Dolce and Johannes

Dolce and Johannes

Having passed my eyes over a number of Brahms’s chamber pieces in the last week or two, I have a rather uninsightful observation to make: Dude loved “dolce.” This expression marking is ubiquitous in the sonatas and intermezzi I’ve been dealing with; it’s almost like he wanted to coat the music in some kind of glaze, then roll it in confectioners’ sugar.

Written By

Colin Holter

Having passed my eyes over a number of Brahms’s chamber pieces in the last week or two, I have a rather uninsightful observation to make: Dude loved “dolce.” This expression marking is ubiquitous in the sonatas and intermezzi I’ve been dealing with; it’s almost like he wanted to coat the music in some kind of glaze, then roll it in confectioners’ sugar. “Espress.” is all over the place too, but that instruction has a long and storied pedigree and an abundant literature, including a lengthy and fascinating passage from Adorno. But “dolce” seems more like a personal tic, albeit one surely conditioned by sociocultural currents in the late 19th century. I’m sure there are plenty of sweets in Schumann, Liszt, Tchaikovsky, and so on, but as many as in Brahms? Sounds like a job for a computational musicologist.

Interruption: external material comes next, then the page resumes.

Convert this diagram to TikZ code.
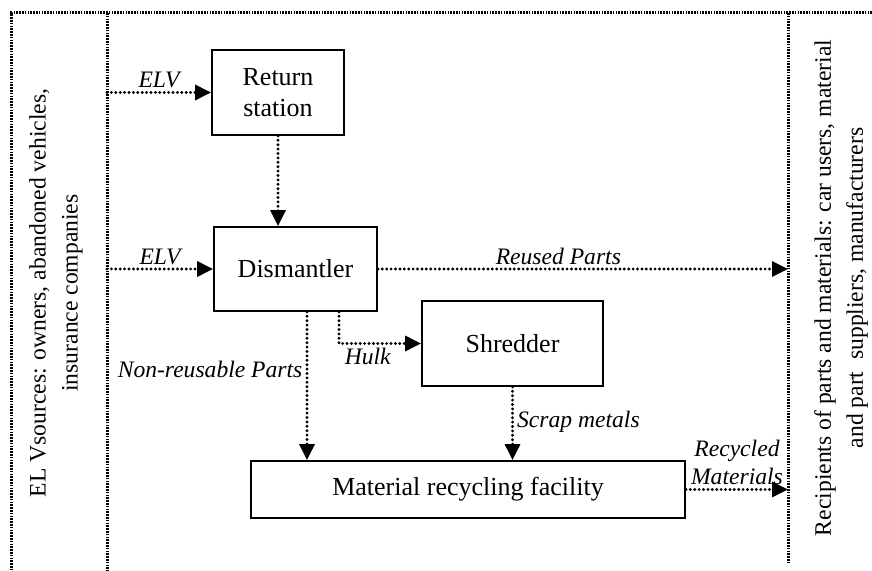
\documentclass[tikz,border=0pt]{standalone}
\usepackage{fontspec}
\setmainfont{Liberation Serif}
\usetikzlibrary{arrows.meta}
\begin{document}
\begin{tikzpicture}[x=0.5pt,y=-0.5pt,
  stage/.style={draw,line width=0.9pt,font=\fontsize{13}{15.5}\selectfont,align=center,inner sep=0pt},
  flow/.style={line width=1.6pt,dash pattern=on 0pt off 2.2pt,line cap=round,-{Triangle[length=8pt,width=7.5pt]}},
  border/.style={line width=1.5pt,dash pattern=on 0.8pt off 0.6pt},
  tag/.style={font=\fontsize{11.8}{14}\selectfont\itshape,inner sep=1.5pt},
  side/.style={rotate=90,align=center,font=\fontsize{11.8}{16}\selectfont}]
  \useasboundingbox (0,0) rectangle (872,571);
  \coordinate (corner) at (11,13);
  \coordinate (src) at (107,13);
  \coordinate (rcv) at (788,13);
  \draw[border] (872,13) -- (corner) -- (11,571);
  \draw[border] (src) -- (107,571);
  \draw[border] (rcv) -- (788,562);
  \node[side] (sources) at (56,293) {EL Vsources: owners, abandoned vehicles,\\insurance companies};
  \node[side] (recipients) at (841,288) {Recipients of parts and materials: car users, material\\and part~ suppliers, manufacturers};
  \node[stage,minimum width=66pt,minimum height=42.5pt] (return) at (278,92.5) {Return\\station};
  \node[stage,minimum width=81.5pt,minimum height=42pt] (dismantler) at (295.5,269) {Dismantler};
  \node[stage,minimum width=90.5pt,minimum height=42.5pt] (shredder) at (512.5,343.5) {Shredder};
  \node[stage,minimum width=217pt,minimum height=28.5pt] (facility) at (468,489.5) {Material recycling facility};
  \draw[flow] (src |- return) -- node[tag,above] {ELV} (return);
  \draw[flow] (src |- dismantler) -- node[tag,above] {ELV} (dismantler);
  \draw[flow] (return.south) -- (return.south |- dismantler.north);
  \draw[flow] (dismantler) -- node[tag,above,pos=0.44] {Reused Parts} (rcv |- dismantler);
  \draw[flow] ([xshift=5.75pt]dismantler.south) -- node[tag,left,pos=0.39] {Non-reusable Parts} ([xshift=5.75pt]dismantler.south |- facility.north);
  \draw[flow] ([xshift=21.75pt]dismantler.south) |- node[tag,below,pos=0.675] {Hulk} (shredder);
  \draw[flow] (shredder) -- node[tag,right,pos=0.48] {Scrap metals} (shredder.south |- facility.north);
  \draw[flow] (facility) -- node[tag,above,align=center] {Recycled\\Materials} (rcv |- facility);
\end{tikzpicture}
\end{document}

I’m not the first person to notice Brahms’s sweet tooth: Author/musician Louise Marley, whose website is worth a look in an absolutely not at all tongue-in-cheek way, published a short story called “p dolce” in 2007 that (according to review blurbs) casts Brahms’s predilection for “p dolce”—or maybe his predilection for Clara Schumann!—as a romantic mystery. I haven’t read “p dolce,” but I have read a couple of scholarly articles on Brahms and his milieu; if anybody can fill me in on Brahms and “dolce,” please fire away in the comments area. (Granted, it’s also possible that all or some of this is attributable to an overly enthusiastic Brahms editor.)

More broadly, I wonder if anyone can think of comparable notational tics evidenced by other composers. Certainly an audience member might in the context of an all-Brahms program, say, detect a certain conventionalized large-R Romantic interiority that features a particular disposition of sentiment and irony, etc., etc., but I doubt that even a very astute listener could pinpoint Brahms’s fondness for “dolce” in so many words; it’s an idiosyncrasy at the level of the score but probably not at the level of the performed work. Brahms can’t be alone: Who else has a quirky palate when it comes to expression markings?